**Stored records:**
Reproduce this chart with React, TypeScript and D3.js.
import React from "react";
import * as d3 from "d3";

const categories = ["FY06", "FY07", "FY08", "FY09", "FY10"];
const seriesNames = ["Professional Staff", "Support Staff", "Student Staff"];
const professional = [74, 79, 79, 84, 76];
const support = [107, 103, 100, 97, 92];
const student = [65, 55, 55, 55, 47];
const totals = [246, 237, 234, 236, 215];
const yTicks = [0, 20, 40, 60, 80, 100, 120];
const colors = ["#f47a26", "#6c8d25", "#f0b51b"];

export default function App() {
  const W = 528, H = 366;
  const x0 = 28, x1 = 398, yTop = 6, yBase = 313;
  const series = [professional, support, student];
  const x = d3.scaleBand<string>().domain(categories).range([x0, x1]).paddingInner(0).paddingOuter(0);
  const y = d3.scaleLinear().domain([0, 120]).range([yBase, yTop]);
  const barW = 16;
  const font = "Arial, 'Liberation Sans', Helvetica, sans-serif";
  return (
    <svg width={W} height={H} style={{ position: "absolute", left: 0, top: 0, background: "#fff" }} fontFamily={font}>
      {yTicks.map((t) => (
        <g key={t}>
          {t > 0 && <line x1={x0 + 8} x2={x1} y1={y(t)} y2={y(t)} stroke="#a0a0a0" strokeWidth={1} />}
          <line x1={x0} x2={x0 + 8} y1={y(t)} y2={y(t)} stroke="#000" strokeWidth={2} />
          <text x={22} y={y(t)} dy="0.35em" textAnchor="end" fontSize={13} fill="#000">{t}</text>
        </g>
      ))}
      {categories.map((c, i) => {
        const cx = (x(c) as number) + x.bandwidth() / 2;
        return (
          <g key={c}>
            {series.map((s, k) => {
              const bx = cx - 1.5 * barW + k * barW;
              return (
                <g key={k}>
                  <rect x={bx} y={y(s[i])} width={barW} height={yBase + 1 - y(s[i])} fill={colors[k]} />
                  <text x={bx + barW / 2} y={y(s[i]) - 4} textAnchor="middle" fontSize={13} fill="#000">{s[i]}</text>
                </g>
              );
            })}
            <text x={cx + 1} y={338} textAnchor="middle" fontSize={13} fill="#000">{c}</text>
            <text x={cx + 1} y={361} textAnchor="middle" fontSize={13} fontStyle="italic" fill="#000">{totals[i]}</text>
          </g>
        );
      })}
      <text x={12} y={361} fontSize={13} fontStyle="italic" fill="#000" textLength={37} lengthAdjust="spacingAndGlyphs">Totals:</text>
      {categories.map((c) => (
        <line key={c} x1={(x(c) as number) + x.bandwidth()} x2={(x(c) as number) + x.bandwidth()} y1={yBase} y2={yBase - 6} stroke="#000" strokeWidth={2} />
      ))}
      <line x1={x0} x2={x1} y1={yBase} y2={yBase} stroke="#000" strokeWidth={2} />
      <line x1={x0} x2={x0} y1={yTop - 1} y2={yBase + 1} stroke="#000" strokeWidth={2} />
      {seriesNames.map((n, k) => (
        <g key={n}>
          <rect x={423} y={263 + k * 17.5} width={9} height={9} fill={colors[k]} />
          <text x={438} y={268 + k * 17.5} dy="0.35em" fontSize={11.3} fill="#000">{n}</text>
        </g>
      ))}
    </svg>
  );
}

==

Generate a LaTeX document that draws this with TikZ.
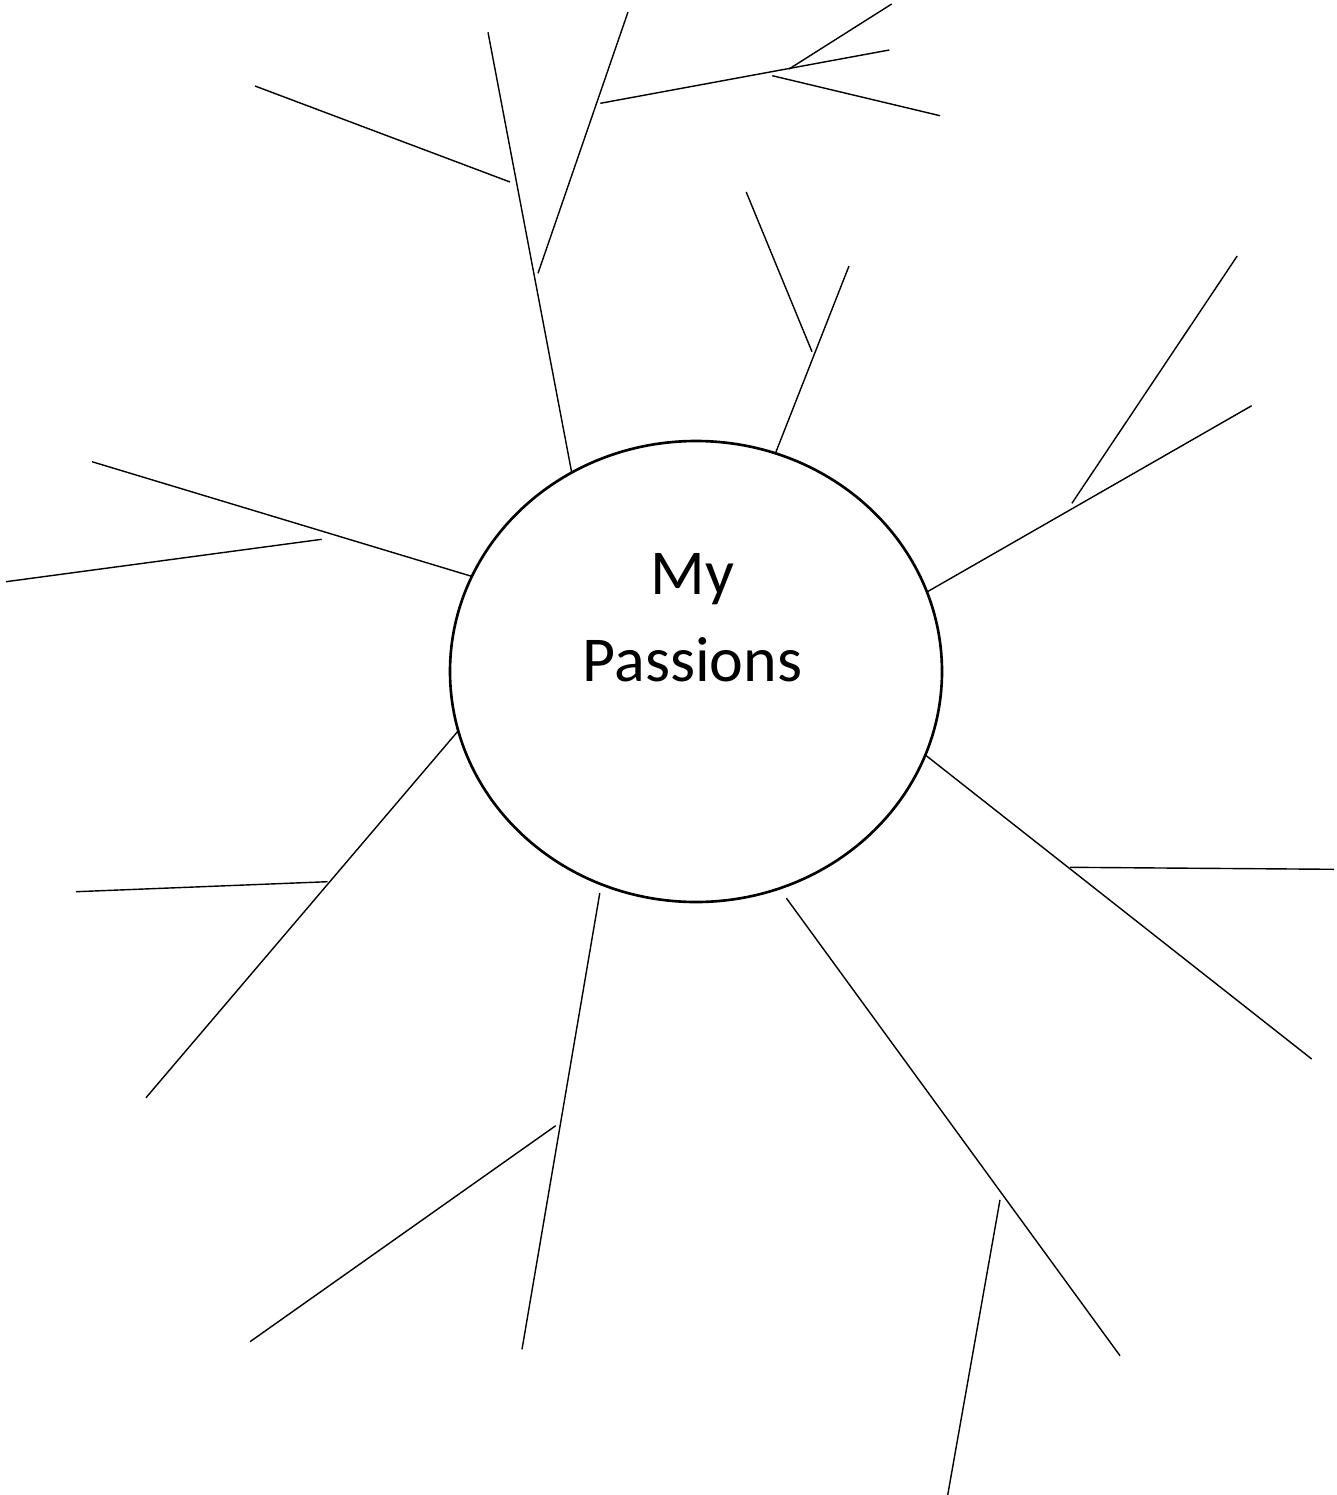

**Task to carry out:**
How many lines in the records above contain the word "with"? Give only the number.

**Solution to the problem:**
2